Director Sunil Shanbag’s recent plays have created a virtue out of the sutradhar ’s sidelight. From the dynamic between Nagesh Bhosle’s lokshahir (poet) and Ketki Thatte’s tamasha artiste in S*x, M*rality and Cens*rship , to Asif Ali Beg and Danish Hussain’s charged political asides in Loretta , to the actors who prop up multiple narrative strands in the musical anthology, Stories in a Song . In the latter, Gopal Datt, the de facto narrator of many of his plays, makes several appearances, sometimes entrenched within the narrative, and sometimes being called upon to provide diverting interludes, as others scurry backstage for costume changes. In one piece, he recalls a Hindustani classical maestro’s sonorous tribute to the wife of a departing British bureaucrat, Lord Linlithgow, whose last name makes for a hilariously prescient refrain.

Perhaps, the one contemporary actor in whose even-tempered persona one can witness the coalescing of all these multiple strands of story-telling, is the self-effacing Datt. A National School of Drama alumnus, from the 1999 batch, Datt’s flavoursome appearances have enlivened the most pallid of enterprises. Yet, he can sometimes escape almost unnoticed from many ventures, as he avoids the flashier turn for work laden with brevity and gravitas, laced with the effortless humour that is second nature to him. This is a quality that lends itself quite wonderfully to the leitmotif of the invisible sutradhar and his predilections.

In frequent collaborator Purva Naresh’ Ladies Sangeet , Datt is the ever-present wedding planner, eavesdropping on conversations, always ready to chime in with his two pennies’ worth of unsolicited advice for the soul. Even in an underwritten part, in which his obtuseness is more of a quality than any kind of wisdom, his stage presence and comic timing remain above reproach.
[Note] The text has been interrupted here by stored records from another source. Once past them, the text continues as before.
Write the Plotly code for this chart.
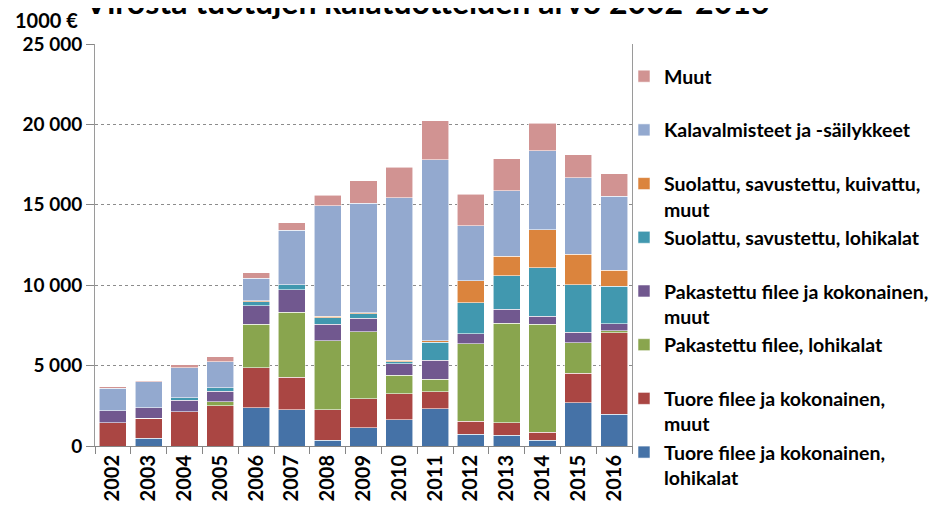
import plotly.graph_objects as go

years = ["2002", "2003", "2004", "2005", "2006", "2007", "2008", "2009",
         "2010", "2011", "2012", "2013", "2014", "2015", "2016"]

tuore_lohikalat = [0, 480, 0, 0, 2370, 2240, 350, 1140, 1620, 2320, 730, 670, 370, 2700, 1990]
tuore_muut = [1450, 1260, 2120, 2490, 2510, 2040, 1890, 1790, 1620, 1040, 810, 780, 480, 1830, 5050]
pakastettu_lohikalat = [0, 0, 0, 250, 2700, 4050, 4300, 4170, 1160, 790, 4830, 6190, 6730, 1880, 140]
pakastettu_muut = [730, 630, 740, 680, 1140, 1380, 1040, 850, 720, 1190, 600, 850, 500, 650, 420]
suolattu_lohikalat = [0, 0, 130, 190, 250, 310, 410, 270, 110, 1110, 1950, 2100, 3000, 2980, 2320]
suolattu_muut = [0, 0, 0, 0, 60, 0, 90, 60, 90, 110, 1350, 1220, 2370, 1900, 1000]
kalavalmisteet = [1410, 1620, 1890, 1620, 1390, 3390, 6850, 6830, 10120, 11230, 3430, 4050, 4920, 4750, 4600]
muut = [80, 60, 180, 330, 370, 480, 670, 1390, 1910, 2450, 1950, 2010, 1700, 1410, 1420]

series_names = [
    "Tuore filee ja kokonainen,<br>lohikalat",
    "Tuore filee ja kokonainen,<br>muut",
    "Pakastettu filee, lohikalat<br> ",
    "Pakastettu filee ja kokonainen,<br>muut",
    "Suolattu, savustettu, lohikalat<br> ",
    "Suolattu, savustettu, kuivattu,<br>muut",
    "Kalavalmisteet ja -säilykkeet<br> ",
    "Muut<br> ",
]
series_values = [tuore_lohikalat, tuore_muut, pakastettu_lohikalat, pakastettu_muut,
                 suolattu_lohikalat, suolattu_muut, kalavalmisteet, muut]
colors = ["#4572A7", "#AA4643", "#89A54E", "#71588F",
          "#4198AF", "#DB843D", "#93A9CF", "#D19392"]

title_text = "Virosta tuotujen kalatuotteiden arvo 2002-2016"
unit_text = "1000 €"

FONT = "Lato"

fig = go.Figure()
for i, (name, vals, col) in enumerate(zip(series_names, series_values, colors)):
    fig.add_trace(go.Bar(
        x=years, y=vals, name=name, legendgroup=f"g{i}",
        marker=dict(color=col, line=dict(color="rgba(255,255,255,0.7)", width=0.8)),
    ))

# page body has an 8px margin, so the figure is laid out 8px up/left of the target
fig.update_layout(
    width=937, height=504,
    barmode="stack", bargap=0.245,
    paper_bgcolor="white", plot_bgcolor="white",
    margin=dict(l=87, r=313, t=36, b=66, autoexpand=False),
    separators=", ",
    font=dict(family=FONT, color="black"),
    showlegend=True,
    legend=dict(traceorder="reversed", xref="container", yref="container",
                x=616 / 937, y=1 - 49 / 504, xanchor="left", yanchor="top",
                valign="top", tracegroupgap=0, maxheight=600,
                font=dict(family=FONT, size=19.5, color="black", weight="bold"),
                bgcolor="rgba(0,0,0,0)"),
    xaxis=dict(type="category", tickson="boundaries", ticks="outside", ticklen=7,
               tickcolor="#868686", showline=True, linecolor="#868686", linewidth=1,
               tickangle=-90, automargin=False,
               tickfont=dict(family=FONT, size=20, color="black", weight="bold"),
               showgrid=False),
    yaxis=dict(range=[0, 25000], dtick=5000, tickformat=",d", ticks="outside", ticklen=8,
               tickcolor="#868686", showline=True, linecolor="#9a9a9a", linewidth=1,
               mirror=True, showgrid=True, gridcolor="#8c8c8c", griddash="dot", gridwidth=1,
               zeroline=False, automargin=False,
               tickfont=dict(family=FONT, size=19, color="black", weight="bold")),
    annotations=[
        dict(text="<b>" + title_text + "</b>", xref="paper", yref="paper",
             x=(418 - 87) / 537, y=(438 + 6) / 402, xanchor="center", yanchor="middle",
             showarrow=False, font=dict(family=FONT, size=32, color="black")),
        dict(text="<b>" + unit_text + "</b>", xref="paper", yref="paper",
             x=-0.028, y=(438 - 12) / 402, xanchor="right", yanchor="middle",
             showarrow=False, font=dict(family=FONT, size=20, color="black")),
    ],
)

fig.write_html("out.html")
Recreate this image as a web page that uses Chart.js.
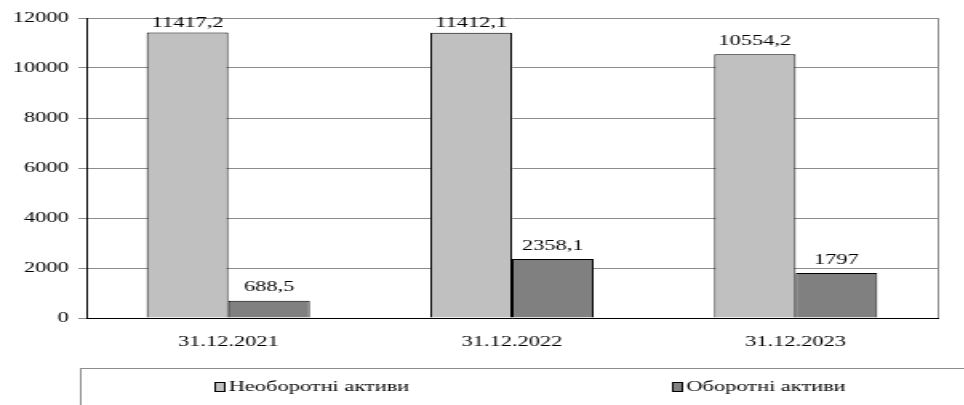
<!DOCTYPE html>
<html>
<head>
<meta charset="utf-8">
<script src="https://cdn.jsdelivr.net/npm/chart.js@4.4.1/dist/chart.umd.min.js"></script>
<style>
    html, body { margin: 0; padding: 0; background: #fff; overflow: hidden; }
    #wrap { width: 603px; height: 405px; transform: scaleX(1.6); transform-origin: 0 0; }
</style>
</head>
<body>
<div id="wrap"><canvas id="assetsChart" width="603" height="405"></canvas></div>
<script>
const dates = ['31.12.2021', '31.12.2022', '31.12.2023'];
const seriesNames = ['Необоротні активи', 'Оборотні активи'];
const nonCurrent = [11417.2, 11412.1, 10554.2];
const current = [688.5, 2358.1, 1797];
const yTicks = [0, 2000, 4000, 6000, 8000, 10000, 12000];

const FONT = "'Liberation Serif', 'Times New Roman', serif";

document.addEventListener("DOMContentLoaded", function () {
    const ctx = document.getElementById('assetsChart').getContext("2d");

    // value labels above each bar, decimal comma
    const barLabels = {
        id: 'barLabels',
        afterDatasetsDraw(chart) {
            const c = chart.ctx;
            c.save();
            c.font = '14px ' + FONT;
            c.fillStyle = '#000';
            c.textAlign = 'center';
            c.textBaseline = 'middle';
            chart.data.datasets.forEach((ds, i) => {
                chart.getDatasetMeta(i).data.forEach((bar, j) => {
                    const txt = String(ds.data[j]).replace('.', ',');
                    const y = Math.max(bar.y - 13, chart.chartArea.top + 5);
                    c.fillText(txt, bar.x, y);
                });
            });
            c.restore();
        }
    };

    // plot frame on the right and the boxed legend underneath
    const frameAndLegend = {
        id: 'frameAndLegend',
        afterDraw(chart) {
            const c = chart.ctx;
            const area = chart.chartArea;
            c.save();
            c.strokeStyle = '#8c8c8c';
            c.lineWidth = 1;
            c.beginPath();
            c.moveTo(area.right + 0.5, area.top);
            c.lineTo(area.right + 0.5, area.bottom);
            c.stroke();

            c.strokeRect(50.5, 368.5, 700, 100);

            const itemX = [134, 420];
            c.font = '14px ' + FONT;
            c.textBaseline = 'middle';
            c.textAlign = 'left';
            chart.data.datasets.forEach((ds, i) => {
                c.fillStyle = ds.backgroundColor;
                c.fillRect(itemX[i], 382, 6, 9);
                c.strokeStyle = '#000';
                c.strokeRect(itemX[i] + 0.5, 382.5, 6, 9);
                c.fillStyle = '#000';
                c.fillText(ds.label, itemX[i] + 9, 387);
            });
            c.restore();
        }
    };

    new Chart(ctx, {
        type: 'bar',
        data: {
            labels: dates,
            datasets: [{
                label: seriesNames[0],
                data: nonCurrent,
                backgroundColor: '#c0c0c0',
                borderColor: '#000',
                borderWidth: 1,
                borderSkipped: 'bottom'
            }, {
                label: seriesNames[1],
                data: current,
                backgroundColor: '#808080',
                borderColor: '#000',
                borderWidth: 1,
                borderSkipped: 'bottom'
            }]
        },
        options: {
            responsive: false,
            animation: false,
            devicePixelRatio: 1,
            categoryPercentage: 0.575,
            barPercentage: 1,
            layout: {
                padding: { top: 18, right: 17, left: 0, bottom: 0 }
            },
            plugins: {
                legend: { display: false },
                tooltip: { enabled: false }
            },
            scales: {
                x: {
                    grid: { display: false, drawTicks: false },
                    border: { display: true, color: '#000', width: 1 },
                    ticks: {
                        color: '#000',
                        font: { family: FONT, size: 14 },
                        padding: 16
                    },
                    afterFit(scale) { scale.height = 87; }
                },
                y: {
                    min: 0,
                    max: 12000,
                    afterBuildTicks(scale) {
                        scale.ticks = yTicks.map(v => ({ value: v }));
                    },
                    grid: { color: '#8c8c8c', tickLength: 5, tickColor: '#8c8c8c' },
                    border: { display: true, color: '#000', width: 1 },
                    ticks: {
                        color: '#000',
                        font: { family: FONT, size: 14 },
                        padding: 6,
                        callback: (value) => String(value)
                    },
                    afterFit(scale) { scale.width = 54; }
                }
            }
        },
        plugins: [barLabels, frameAndLegend]
    });
})
</script>
</body>
</html>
It is in the much more cerebral Kaumudi , that Datt’s métier is put to excellent use, by writer-director Abhishek Majumdar. In Sanskrit drama, the sutradhar is literally the ‘holder of strings’, analogous to a puppeteer, and Datt is cast as the stage manager of a theatre-house in Ahmedabad.

The play’s meta-theatre ethos allows for knowing observational asides about the running of a theatre company. In the hands of Datt, they are never non-sequiturs and acquire philosophical moorings of their own. A midnight scene in the wings features him alongside the equally formidable Shubhrajyoti Barat, as two drunken actors clad in sack-cloth and garlands of skulls, equipped with their own regional traits in terms of tongue, and gait, and derring-do.

The scene acquires the dint of a very beautiful kind of pathos, as the duo evoke the gravediggers in Hamlet . The intrepid Datt keeps to his mien, and chips in a bravura performance without a hint of facetiousness, and this is wholly satisfactory because in many ways, he strings together the narrative rather than causing breaks in it. The comic relief then becomes a seamless extension of the play’s themes.

That all three plays have been performed last month at Prithvi Theatre in quick succession, allowing us to look at Datt’s work in a continuum all of its own.